Task material:
□ □ □ □

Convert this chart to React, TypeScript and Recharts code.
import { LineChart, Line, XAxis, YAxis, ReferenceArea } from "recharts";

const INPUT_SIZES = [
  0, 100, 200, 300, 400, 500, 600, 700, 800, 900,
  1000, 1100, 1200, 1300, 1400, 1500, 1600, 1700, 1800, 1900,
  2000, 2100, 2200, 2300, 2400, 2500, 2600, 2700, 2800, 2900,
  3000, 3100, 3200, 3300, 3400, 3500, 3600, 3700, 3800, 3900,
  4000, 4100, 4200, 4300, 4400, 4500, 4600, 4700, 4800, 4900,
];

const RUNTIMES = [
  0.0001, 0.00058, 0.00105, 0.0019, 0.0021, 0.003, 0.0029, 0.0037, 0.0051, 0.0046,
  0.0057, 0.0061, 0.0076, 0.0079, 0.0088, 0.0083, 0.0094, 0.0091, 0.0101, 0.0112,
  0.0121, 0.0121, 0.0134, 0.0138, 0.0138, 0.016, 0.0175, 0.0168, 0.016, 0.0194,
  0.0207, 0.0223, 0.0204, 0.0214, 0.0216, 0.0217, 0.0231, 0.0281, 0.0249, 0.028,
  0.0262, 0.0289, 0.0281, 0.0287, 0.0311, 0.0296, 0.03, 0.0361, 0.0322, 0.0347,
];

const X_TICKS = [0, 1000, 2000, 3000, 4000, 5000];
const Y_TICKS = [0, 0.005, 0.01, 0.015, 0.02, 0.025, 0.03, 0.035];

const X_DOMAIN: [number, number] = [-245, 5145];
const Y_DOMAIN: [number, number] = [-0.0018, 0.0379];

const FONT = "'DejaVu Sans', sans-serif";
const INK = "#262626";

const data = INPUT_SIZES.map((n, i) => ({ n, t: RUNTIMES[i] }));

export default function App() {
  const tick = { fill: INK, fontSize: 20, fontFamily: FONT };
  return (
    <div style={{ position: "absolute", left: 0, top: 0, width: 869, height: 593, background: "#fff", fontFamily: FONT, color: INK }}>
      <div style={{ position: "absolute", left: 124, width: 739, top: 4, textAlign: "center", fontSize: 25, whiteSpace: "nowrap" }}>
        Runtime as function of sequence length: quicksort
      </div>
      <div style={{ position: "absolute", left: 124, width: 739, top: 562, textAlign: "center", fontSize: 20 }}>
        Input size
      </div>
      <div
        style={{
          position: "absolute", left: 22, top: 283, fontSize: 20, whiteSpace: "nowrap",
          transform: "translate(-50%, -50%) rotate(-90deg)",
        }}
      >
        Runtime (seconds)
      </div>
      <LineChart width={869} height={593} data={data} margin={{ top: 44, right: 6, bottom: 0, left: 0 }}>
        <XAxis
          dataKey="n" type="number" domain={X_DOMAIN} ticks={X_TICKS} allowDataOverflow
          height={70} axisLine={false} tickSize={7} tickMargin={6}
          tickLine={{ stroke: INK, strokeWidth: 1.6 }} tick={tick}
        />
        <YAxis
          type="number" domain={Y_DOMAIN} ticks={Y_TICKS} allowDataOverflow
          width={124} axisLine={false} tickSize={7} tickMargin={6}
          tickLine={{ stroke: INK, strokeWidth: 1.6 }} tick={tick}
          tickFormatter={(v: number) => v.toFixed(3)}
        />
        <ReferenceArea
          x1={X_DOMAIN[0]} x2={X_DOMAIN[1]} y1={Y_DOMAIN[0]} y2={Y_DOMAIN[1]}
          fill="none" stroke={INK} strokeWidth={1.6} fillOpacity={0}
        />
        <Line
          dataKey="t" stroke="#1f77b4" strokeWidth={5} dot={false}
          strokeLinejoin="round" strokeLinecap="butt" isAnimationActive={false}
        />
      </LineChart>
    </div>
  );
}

□ □ □ □

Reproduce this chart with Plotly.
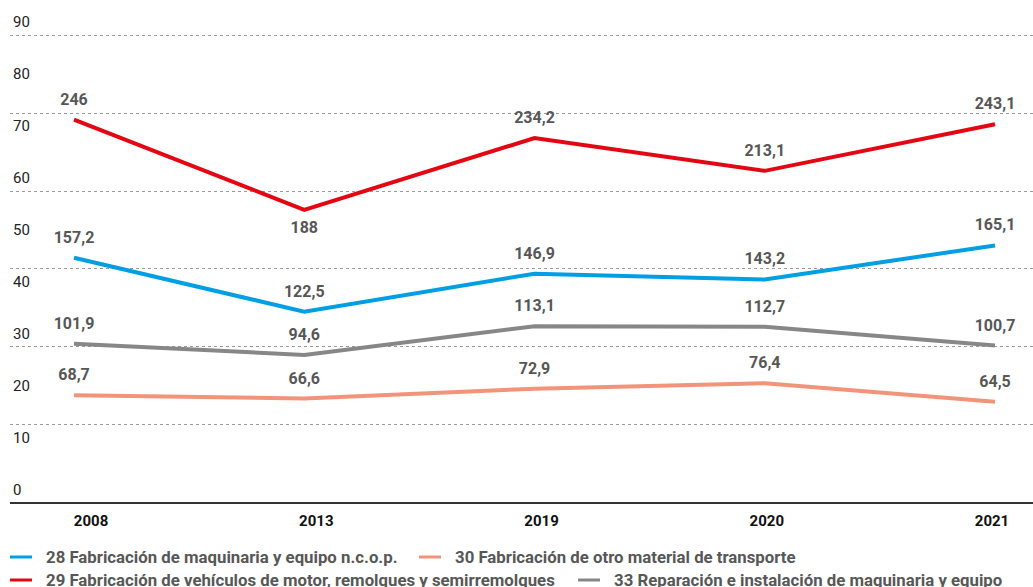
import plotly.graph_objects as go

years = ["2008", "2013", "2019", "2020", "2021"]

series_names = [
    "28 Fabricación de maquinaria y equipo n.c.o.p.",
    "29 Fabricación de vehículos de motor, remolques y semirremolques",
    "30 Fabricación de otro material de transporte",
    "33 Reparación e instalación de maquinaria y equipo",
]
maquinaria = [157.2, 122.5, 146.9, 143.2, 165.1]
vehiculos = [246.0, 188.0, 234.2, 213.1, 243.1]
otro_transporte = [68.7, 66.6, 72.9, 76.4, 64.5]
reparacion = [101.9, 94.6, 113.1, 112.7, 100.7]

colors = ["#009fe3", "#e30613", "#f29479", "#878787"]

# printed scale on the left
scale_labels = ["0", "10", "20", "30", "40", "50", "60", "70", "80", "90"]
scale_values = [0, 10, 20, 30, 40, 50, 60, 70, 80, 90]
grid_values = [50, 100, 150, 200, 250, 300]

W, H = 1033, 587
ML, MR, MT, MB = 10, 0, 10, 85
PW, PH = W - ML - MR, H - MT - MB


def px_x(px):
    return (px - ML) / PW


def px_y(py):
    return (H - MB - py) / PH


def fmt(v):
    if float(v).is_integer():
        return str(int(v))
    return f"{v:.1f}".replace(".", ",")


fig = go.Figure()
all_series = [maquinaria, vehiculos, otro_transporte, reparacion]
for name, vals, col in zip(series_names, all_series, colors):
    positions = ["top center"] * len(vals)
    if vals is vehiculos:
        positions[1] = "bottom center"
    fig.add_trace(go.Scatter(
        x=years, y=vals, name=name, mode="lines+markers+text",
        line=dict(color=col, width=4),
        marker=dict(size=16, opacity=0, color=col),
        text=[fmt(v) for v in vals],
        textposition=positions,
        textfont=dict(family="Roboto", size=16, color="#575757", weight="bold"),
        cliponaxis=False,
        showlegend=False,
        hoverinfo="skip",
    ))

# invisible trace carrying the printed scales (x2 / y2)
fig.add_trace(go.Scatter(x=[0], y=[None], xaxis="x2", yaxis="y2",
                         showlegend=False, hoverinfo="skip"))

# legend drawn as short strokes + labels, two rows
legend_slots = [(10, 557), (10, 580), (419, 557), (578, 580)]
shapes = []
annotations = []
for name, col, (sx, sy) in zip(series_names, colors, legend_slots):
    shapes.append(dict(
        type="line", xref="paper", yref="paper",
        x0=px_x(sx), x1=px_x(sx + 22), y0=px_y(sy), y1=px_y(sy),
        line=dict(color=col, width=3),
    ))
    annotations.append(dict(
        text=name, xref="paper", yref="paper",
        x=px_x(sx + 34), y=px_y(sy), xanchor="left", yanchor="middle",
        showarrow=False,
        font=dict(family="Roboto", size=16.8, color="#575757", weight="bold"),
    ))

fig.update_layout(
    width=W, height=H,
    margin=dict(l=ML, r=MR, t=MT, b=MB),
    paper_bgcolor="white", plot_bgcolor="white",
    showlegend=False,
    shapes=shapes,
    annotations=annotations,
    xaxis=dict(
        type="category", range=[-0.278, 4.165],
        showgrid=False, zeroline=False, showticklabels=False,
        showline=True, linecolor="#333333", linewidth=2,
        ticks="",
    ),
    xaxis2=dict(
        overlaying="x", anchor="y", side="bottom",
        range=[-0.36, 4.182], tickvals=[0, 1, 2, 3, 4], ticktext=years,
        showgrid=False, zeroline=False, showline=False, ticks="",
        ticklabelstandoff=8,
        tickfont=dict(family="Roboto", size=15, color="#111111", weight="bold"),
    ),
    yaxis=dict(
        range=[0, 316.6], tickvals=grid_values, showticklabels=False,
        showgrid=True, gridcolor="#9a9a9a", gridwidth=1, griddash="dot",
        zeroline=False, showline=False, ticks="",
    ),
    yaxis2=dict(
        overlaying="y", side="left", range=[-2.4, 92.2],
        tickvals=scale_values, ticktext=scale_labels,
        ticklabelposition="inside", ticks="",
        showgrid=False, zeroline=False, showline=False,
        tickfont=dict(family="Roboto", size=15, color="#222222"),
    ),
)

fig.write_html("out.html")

□ □ □ □

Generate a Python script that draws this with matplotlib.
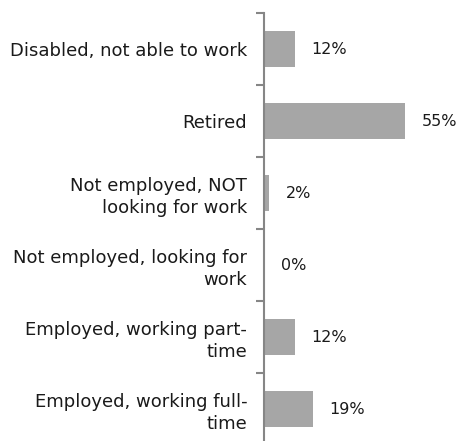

□ □ □ □

Objective: Copy each line of the data that contains the word "with".

Complete response:
Reproduce this chart with Plotly.
Generate a Python script that draws this with matplotlib.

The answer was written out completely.